Intervention de Marlène Schiappa

Réunion du 10 février 2021 à 22h00
Respect des libertés publiques protection de la vie privée : un nécessaire état des lieux des fichiers dans notre pays — Débat organisé à la demande du groupe communiste républicain citoyen et écologiste

Marlène Schiappa :

De même, le militantisme n’est évidemment pas, en soi, une donnée intéressant les services au regard d’un engagement syndical. En revanche, il est important de savoir si un individu radicalisé est représentant du personnel de l’entreprise : dans ce cas, il peut jouir d’une influence plus forte auprès de ses collègues pour les inciter, par exemple, à rejoindre des idéologies prônant la violence, voire à passer à l’acte.

L’examen du Conseil d’État intervenant après l’examen de la CNIL, il me semble normal que celle-ci ne se soit pas prononcée sur cette évolution.

Les décrets précisent explicitement qu’aucune recherche dans les fichiers ne peut être réalisée à partir de ces données sensibles.

Le Gouvernement ne permet pas le fichage des syndicalistes. Appartenir à un syndicat n’est jamais une raison justifiant un fichage.

Est-il possible de recourir à la reconnaissance faciale dans ces fichiers ? Je tiens à répondre clairement à cette question : comme la CNIL l’indique dans son communiqué du 11 décembre dernier, aucun dispositif de reconnaissance faciale n’est prévu et aucun dispositif de requêtage par photographie n’est possible.

De la même manière, les enfants de moins de 13 ans ne peuvent être fichés, et c’est heureux. Un membre du Conseil d’État, chargé de la vérification, remet chaque année un rapport sur ce sujet. J’espère avoir ainsi répondu à l’interpellation de Mme la sénatrice Assassi.

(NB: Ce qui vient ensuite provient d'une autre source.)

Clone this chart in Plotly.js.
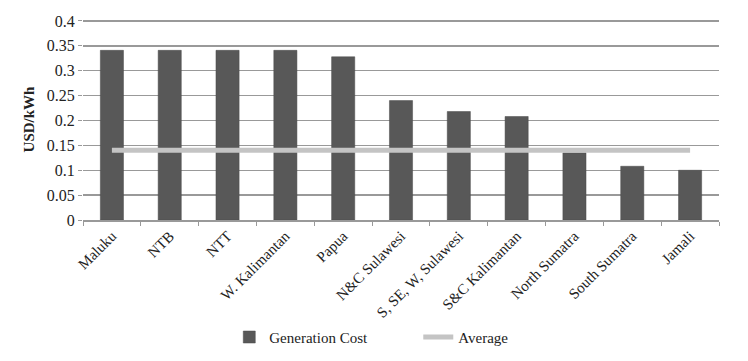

Il n’y a pas non plus d’interconnexion automatique entre les différents fichiers. Il peut y avoir des rapprochements manuels, mais rien n’est automatisé. Monsieur le sénateur Max Brisson, il n’existe aucune interconnexion entre des fichiers ayant des buts différents.

Je voudrais également préciser que toutes les personnes du monde politique ou syndical ne peuvent être fichées. Il me semble qu’une certaine confusion a pu s’installer avec le projet Edvige, envisagé en 2008, qui n’a jamais vu le jour. Monsieur le sénateur Paul Parigi, seules les personnes représentant une menace grave pour la sécurité peuvent être fichées et non l’ensemble des acteurs du champ syndical, politique ou même économique.

Comme l’a très justement souligné Mme la sénatrice Nicole Duranton, les fichiers et les données que nous offrons tous les jours à Google ou à différents acteurs numériques sont bien plus sensibles, bien plus personnels et bien moins contrôlés.

Je voudrais enfin préciser que des personnes morales peuvent, à l’évidence, représenter une menace pour la sécurité publique. C’est d’ailleurs l’objet du projet de loi confortant le respect des principes de la République qui arrivera bientôt en discussion au Sénat. Je pense aux associations violentes, aux groupements de fait, aux gangs, aux groupes criminels et aux groupes sectaires. Dans ce cas, le fichage se fait au travers des individus qui les composent. Elles ne figureront donc pas comme élément d’évaluation de la menace que représente une personne. Toutefois, le fait qu’un individu participe, par exemple, aux réunions d’un groupe néonazi constitue en soi une information, un élément d’appréciation de sa potentielle dangerosité.

De même, il peut être important de signaler qu’une personne présentant une menace fait partie d’une association ou d’un groupement quelconque pour déterminer, par exemple, son potentiel cercle d’influence, ses relations, ses tentatives d’entrisme ou de déstabilisation. En matière de lutte contre le terrorisme islamiste, il est absolument fondamental de pouvoir disposer de ces informations, très précieuses pour les forces de sécurité intérieure.

Par ailleurs, mesdames les sénatrices Carrère et Apourceau-Poly, en ce qui concerne l’application TousAntiCovid, je tiens à préciser que les données de santé sont gérées et traitées exclusivement via le ministère de la santé. Elles ne servent pas au ministère de l’intérieur. Il s’agit de données du plus haut niveau de sensibilité et de sécurité. Elles font l’objet de mesures de sécurité très particulières pour s’assurer que nul ne puisse y accéder et s’en servir. Il me semble important de le préciser au regard de la période de pandémie que nous traversons. Ces données ne sont en aucune façon utilisées par le ministère de l’intérieur.

Mesdames les sénatrices, messieurs les sénateurs, soyez-en certains, le Gouvernement partage votre attachement fondamental aux libertés publiques et partage également votre attachement à l’efficacité des services de renseignement des forces de sécurité intérieure pour mieux nous protéger, tout en respectant nos libertés publiques fondamentales, qui font la grandeur de la démocratie.